Okay, so that will be answer for this question here. Okay, then what about equation is given as the standard formula such as 3x plus 5y. equal to 10. Okay? Then same thing.
Now you need to solve for y so that we can find the slope. Then this becomes minus 3x on the both sides. So 5y equal to negative 3x plus 10 and divide by 5. So y equal to negative 3 over 5x plus 2 here.
Okay. Now, let's find perpendicular line to this one and pass it through 1 comma negative 7. Maybe 3 comma negative 7 here. Okay.
So, to make it easier, I'm going to switch the 3 here. Then, from the given slope, And you need to analyze the perpendicular slope. So, perpendicular slope must be equal to opposite, which means plus, risk precursor 5 over 3. And you know one point here.
Therefore, you can make y minus negative 7 equal to 5 over 3, x minus 3 here. Now, You distribute, then y plus 7 equal to 5 over 3x minus 5. And now, you subtract 7, then y equal to 5 over 3x minus 12. So, that should be the answer for this problem here. But...
Like before, when we talk about parallel lines, because given equation is the standard form. So, let's switch this to the standard form as well. So, the first thing what I want to do multiply denominator value which is 3 to everything here. Then, this becomes 3y equal to 5x minus 36. Now, I'm gonna move 5x. to the other side, then this becomes negative 5x plus 3y equal to negative 36. It is fine answer, but we prefer writing positive sign the front one, so you multiply negative one everything, then this becomes 5x minus 3y equal to 36. Okay.
So let me bring the original given equation which is 3x plus 5y equal to 10. Okay. Now compare this equation and this equation. Do you see something here? Yes.
You see that basically it was originally 3 on the x value, it moved to y coefficient, and then 5 go to x coefficient, and the sign got opposite here. So, it means if given equation looks like ax plus by equal to c, the perpendicular line equation can be set up. x minus ay equal to d something like that. Okay?

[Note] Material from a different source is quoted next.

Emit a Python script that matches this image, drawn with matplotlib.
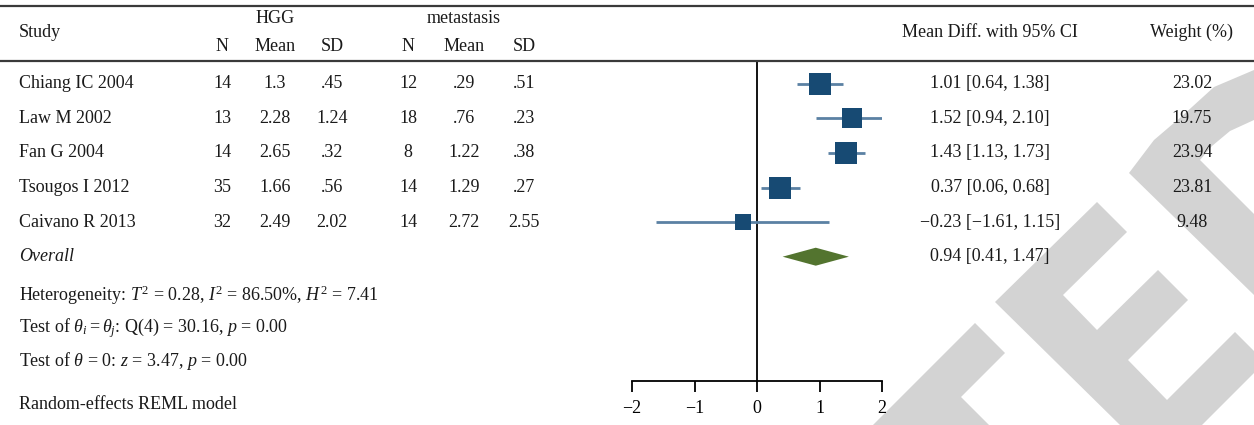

So, look at one question. The given equation is 4x minus 3y equal to negative 6. And then you want to find out perpendicular lines of this given line. and pass through 2, 1. Okay? Then, based on this fact, you can switch 3 goes to x value, 4 goes to y value, and this sign becomes opposite.
So, 3x plus 4y equals to this so far. Okay? And then you plug 2 into x, 1 into y, then this becomes 3 times 2 plus 4 times 1 equal to d, which means 6 plus 4 equal to 10. That will be our d value here.
Therefore, answer becomes 3x plus 4y equal to 10. That will be the answer for this problem.